((
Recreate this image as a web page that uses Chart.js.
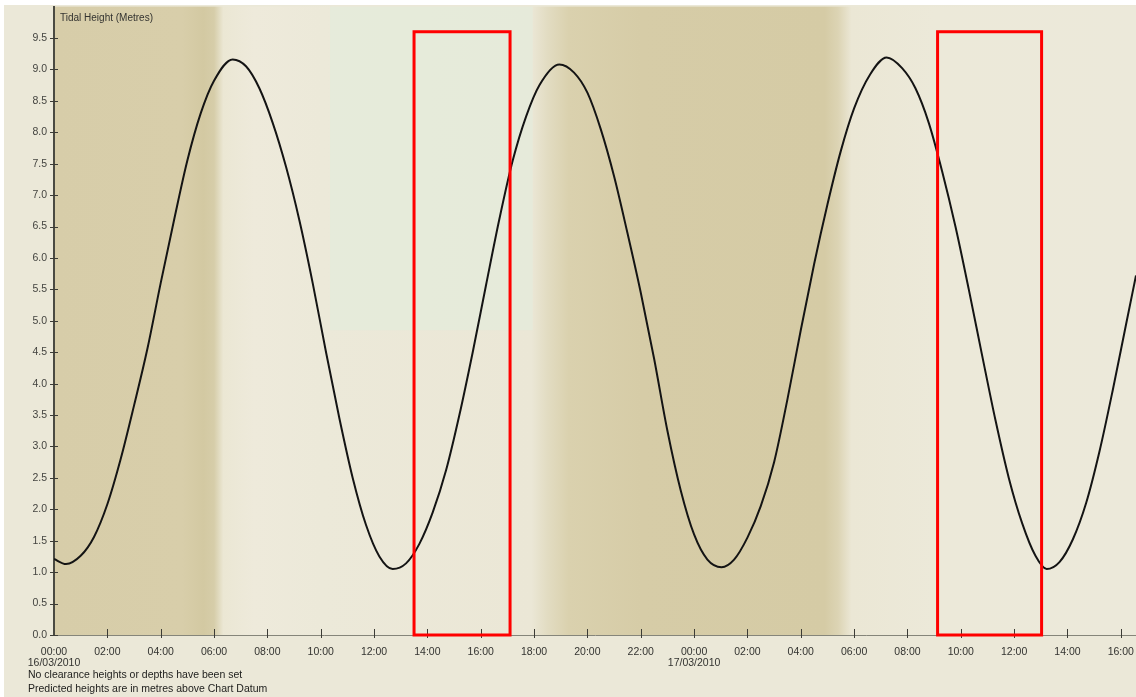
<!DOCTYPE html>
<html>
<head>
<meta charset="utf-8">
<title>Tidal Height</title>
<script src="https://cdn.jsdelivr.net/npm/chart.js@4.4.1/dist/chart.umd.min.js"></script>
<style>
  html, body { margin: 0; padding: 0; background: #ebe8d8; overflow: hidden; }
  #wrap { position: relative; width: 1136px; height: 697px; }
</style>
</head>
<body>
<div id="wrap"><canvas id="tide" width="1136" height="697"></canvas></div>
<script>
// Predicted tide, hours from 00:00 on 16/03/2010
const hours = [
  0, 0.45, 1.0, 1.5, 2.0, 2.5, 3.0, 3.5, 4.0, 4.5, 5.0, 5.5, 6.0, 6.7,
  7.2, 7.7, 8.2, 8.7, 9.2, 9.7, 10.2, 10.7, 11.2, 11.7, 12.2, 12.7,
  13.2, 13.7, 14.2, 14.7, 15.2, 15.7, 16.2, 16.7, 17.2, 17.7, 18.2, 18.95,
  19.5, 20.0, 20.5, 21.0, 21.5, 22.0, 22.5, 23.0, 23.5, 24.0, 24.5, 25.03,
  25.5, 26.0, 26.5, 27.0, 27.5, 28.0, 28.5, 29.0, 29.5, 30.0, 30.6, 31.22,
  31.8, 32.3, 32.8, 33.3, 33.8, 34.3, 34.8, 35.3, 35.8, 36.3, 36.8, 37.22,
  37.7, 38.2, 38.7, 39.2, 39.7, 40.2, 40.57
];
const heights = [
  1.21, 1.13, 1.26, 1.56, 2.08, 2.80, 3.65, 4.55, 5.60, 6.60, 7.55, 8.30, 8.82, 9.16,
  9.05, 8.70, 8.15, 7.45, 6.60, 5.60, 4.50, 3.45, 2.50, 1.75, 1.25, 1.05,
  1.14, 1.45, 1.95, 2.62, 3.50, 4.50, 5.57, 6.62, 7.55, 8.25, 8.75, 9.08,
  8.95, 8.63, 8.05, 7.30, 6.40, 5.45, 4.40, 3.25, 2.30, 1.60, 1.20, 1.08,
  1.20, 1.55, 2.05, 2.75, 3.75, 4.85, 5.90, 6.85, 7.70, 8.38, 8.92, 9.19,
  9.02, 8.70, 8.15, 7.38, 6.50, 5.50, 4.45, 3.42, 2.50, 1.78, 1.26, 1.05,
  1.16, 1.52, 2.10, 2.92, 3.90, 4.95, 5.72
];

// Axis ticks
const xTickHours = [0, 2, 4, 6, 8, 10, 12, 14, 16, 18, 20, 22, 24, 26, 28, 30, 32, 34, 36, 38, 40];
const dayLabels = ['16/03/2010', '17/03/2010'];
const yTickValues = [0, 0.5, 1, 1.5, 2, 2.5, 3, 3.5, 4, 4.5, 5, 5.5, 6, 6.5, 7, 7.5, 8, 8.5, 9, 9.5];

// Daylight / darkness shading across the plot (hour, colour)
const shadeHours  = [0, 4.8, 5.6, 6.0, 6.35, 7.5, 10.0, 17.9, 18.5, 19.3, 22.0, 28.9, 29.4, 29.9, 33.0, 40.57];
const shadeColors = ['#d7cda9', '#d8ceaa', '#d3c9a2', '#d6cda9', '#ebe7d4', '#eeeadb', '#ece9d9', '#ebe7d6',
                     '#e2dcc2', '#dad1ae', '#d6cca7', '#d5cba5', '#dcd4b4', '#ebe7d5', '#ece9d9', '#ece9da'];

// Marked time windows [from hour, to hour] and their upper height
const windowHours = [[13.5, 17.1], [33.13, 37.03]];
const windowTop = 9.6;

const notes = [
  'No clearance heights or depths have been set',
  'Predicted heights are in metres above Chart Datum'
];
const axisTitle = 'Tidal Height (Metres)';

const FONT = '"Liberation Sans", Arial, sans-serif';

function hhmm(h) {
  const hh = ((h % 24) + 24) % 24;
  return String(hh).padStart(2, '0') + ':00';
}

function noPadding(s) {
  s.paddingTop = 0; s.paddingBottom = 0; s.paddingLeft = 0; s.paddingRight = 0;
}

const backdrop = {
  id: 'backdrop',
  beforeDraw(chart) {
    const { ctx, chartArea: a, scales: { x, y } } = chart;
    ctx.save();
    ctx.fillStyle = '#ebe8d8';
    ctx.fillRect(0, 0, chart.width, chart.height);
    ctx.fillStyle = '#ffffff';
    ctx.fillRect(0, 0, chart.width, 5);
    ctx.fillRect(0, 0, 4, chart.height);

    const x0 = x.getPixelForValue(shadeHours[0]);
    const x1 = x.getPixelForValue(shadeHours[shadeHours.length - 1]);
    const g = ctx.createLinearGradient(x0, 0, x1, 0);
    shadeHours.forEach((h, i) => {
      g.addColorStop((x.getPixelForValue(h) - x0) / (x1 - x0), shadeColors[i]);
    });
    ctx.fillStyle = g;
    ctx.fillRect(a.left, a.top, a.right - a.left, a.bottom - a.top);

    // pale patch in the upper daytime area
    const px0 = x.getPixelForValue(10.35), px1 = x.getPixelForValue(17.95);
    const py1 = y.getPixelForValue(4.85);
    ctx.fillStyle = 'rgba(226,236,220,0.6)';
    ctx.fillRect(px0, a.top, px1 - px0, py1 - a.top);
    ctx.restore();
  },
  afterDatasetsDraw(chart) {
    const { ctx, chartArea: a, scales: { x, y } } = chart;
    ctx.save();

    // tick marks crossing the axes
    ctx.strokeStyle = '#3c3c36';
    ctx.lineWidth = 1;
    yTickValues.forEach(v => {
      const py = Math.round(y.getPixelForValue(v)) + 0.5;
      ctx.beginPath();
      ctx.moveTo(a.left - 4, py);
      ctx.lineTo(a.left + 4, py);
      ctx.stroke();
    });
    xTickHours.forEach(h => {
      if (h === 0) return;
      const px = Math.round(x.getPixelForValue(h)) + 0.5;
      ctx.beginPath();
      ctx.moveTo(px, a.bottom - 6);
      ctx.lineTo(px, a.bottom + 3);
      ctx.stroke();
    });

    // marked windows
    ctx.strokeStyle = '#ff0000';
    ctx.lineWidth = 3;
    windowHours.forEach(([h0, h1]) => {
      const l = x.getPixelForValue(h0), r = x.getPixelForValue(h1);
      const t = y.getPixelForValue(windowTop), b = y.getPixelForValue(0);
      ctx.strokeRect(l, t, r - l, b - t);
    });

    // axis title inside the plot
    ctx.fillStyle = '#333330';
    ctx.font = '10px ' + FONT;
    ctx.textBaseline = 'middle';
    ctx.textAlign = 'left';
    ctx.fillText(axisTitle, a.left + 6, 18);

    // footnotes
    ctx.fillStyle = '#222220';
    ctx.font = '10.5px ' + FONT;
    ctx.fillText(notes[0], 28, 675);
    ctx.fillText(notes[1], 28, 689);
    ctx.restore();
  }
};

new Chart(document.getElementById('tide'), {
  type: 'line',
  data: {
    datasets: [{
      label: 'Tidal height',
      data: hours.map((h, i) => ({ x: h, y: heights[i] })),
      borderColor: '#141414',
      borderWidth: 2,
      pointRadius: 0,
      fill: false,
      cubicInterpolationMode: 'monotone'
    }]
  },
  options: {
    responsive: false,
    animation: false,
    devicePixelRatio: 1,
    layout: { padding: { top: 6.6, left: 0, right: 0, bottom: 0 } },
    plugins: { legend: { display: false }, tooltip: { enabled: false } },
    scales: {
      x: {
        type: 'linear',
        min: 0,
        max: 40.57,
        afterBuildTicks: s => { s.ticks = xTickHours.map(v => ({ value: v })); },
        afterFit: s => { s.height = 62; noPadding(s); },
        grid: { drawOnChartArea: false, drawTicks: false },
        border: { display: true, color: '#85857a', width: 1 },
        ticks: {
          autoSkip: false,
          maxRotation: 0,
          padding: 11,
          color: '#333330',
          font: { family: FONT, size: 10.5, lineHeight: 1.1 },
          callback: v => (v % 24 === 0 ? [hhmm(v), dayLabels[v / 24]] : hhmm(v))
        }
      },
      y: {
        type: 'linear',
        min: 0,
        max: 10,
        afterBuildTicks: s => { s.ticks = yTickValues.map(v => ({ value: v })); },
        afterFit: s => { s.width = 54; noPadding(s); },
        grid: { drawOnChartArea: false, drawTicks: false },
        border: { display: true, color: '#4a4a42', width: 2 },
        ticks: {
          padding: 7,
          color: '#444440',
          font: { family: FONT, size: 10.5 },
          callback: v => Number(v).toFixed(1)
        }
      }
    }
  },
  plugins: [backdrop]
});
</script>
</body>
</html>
))
◆ **Written problem**
Please reproduce the listing exactly from its opening line through the line that contains "8.5, 9, 9.5];", both included, with all pictures omitted.

◆ **Answer to the exercise**
Recreate this image as a web page that uses Chart.js.
<!DOCTYPE html>
<html>
<head>
<meta charset="utf-8">
<title>Tidal Height</title>
<script src="https://cdn.jsdelivr.net/npm/chart.js@4.4.1/dist/chart.umd.min.js"></script>
<style>
  html, body { margin: 0; padding: 0; background: #ebe8d8; overflow: hidden; }
  #wrap { position: relative; width: 1136px; height: 697px; }
</style>
</head>
<body>
<div id="wrap"><canvas id="tide" width="1136" height="697"></canvas></div>
<script>
// Predicted tide, hours from 00:00 on 16/03/2010
const hours = [
  0, 0.45, 1.0, 1.5, 2.0, 2.5, 3.0, 3.5, 4.0, 4.5, 5.0, 5.5, 6.0, 6.7,
  7.2, 7.7, 8.2, 8.7, 9.2, 9.7, 10.2, 10.7, 11.2, 11.7, 12.2, 12.7,
  13.2, 13.7, 14.2, 14.7, 15.2, 15.7, 16.2, 16.7, 17.2, 17.7, 18.2, 18.95,
  19.5, 20.0, 20.5, 21.0, 21.5, 22.0, 22.5, 23.0, 23.5, 24.0, 24.5, 25.03,
  25.5, 26.0, 26.5, 27.0, 27.5, 28.0, 28.5, 29.0, 29.5, 30.0, 30.6, 31.22,
  31.8, 32.3, 32.8, 33.3, 33.8, 34.3, 34.8, 35.3, 35.8, 36.3, 36.8, 37.22,
  37.7, 38.2, 38.7, 39.2, 39.7, 40.2, 40.57
];
const heights = [
  1.21, 1.13, 1.26, 1.56, 2.08, 2.80, 3.65, 4.55, 5.60, 6.60, 7.55, 8.30, 8.82, 9.16,
  9.05, 8.70, 8.15, 7.45, 6.60, 5.60, 4.50, 3.45, 2.50, 1.75, 1.25, 1.05,
  1.14, 1.45, 1.95, 2.62, 3.50, 4.50, 5.57, 6.62, 7.55, 8.25, 8.75, 9.08,
  8.95, 8.63, 8.05, 7.30, 6.40, 5.45, 4.40, 3.25, 2.30, 1.60, 1.20, 1.08,
  1.20, 1.55, 2.05, 2.75, 3.75, 4.85, 5.90, 6.85, 7.70, 8.38, 8.92, 9.19,
  9.02, 8.70, 8.15, 7.38, 6.50, 5.50, 4.45, 3.42, 2.50, 1.78, 1.26, 1.05,
  1.16, 1.52, 2.10, 2.92, 3.90, 4.95, 5.72
];

// Axis ticks
const xTickHours = [0, 2, 4, 6, 8, 10, 12, 14, 16, 18, 20, 22, 24, 26, 28, 30, 32, 34, 36, 38, 40];
const dayLabels = ['16/03/2010', '17/03/2010'];
const yTickValues = [0, 0.5, 1, 1.5, 2, 2.5, 3, 3.5, 4, 4.5, 5, 5.5, 6, 6.5, 7, 7.5, 8, 8.5, 9, 9.5];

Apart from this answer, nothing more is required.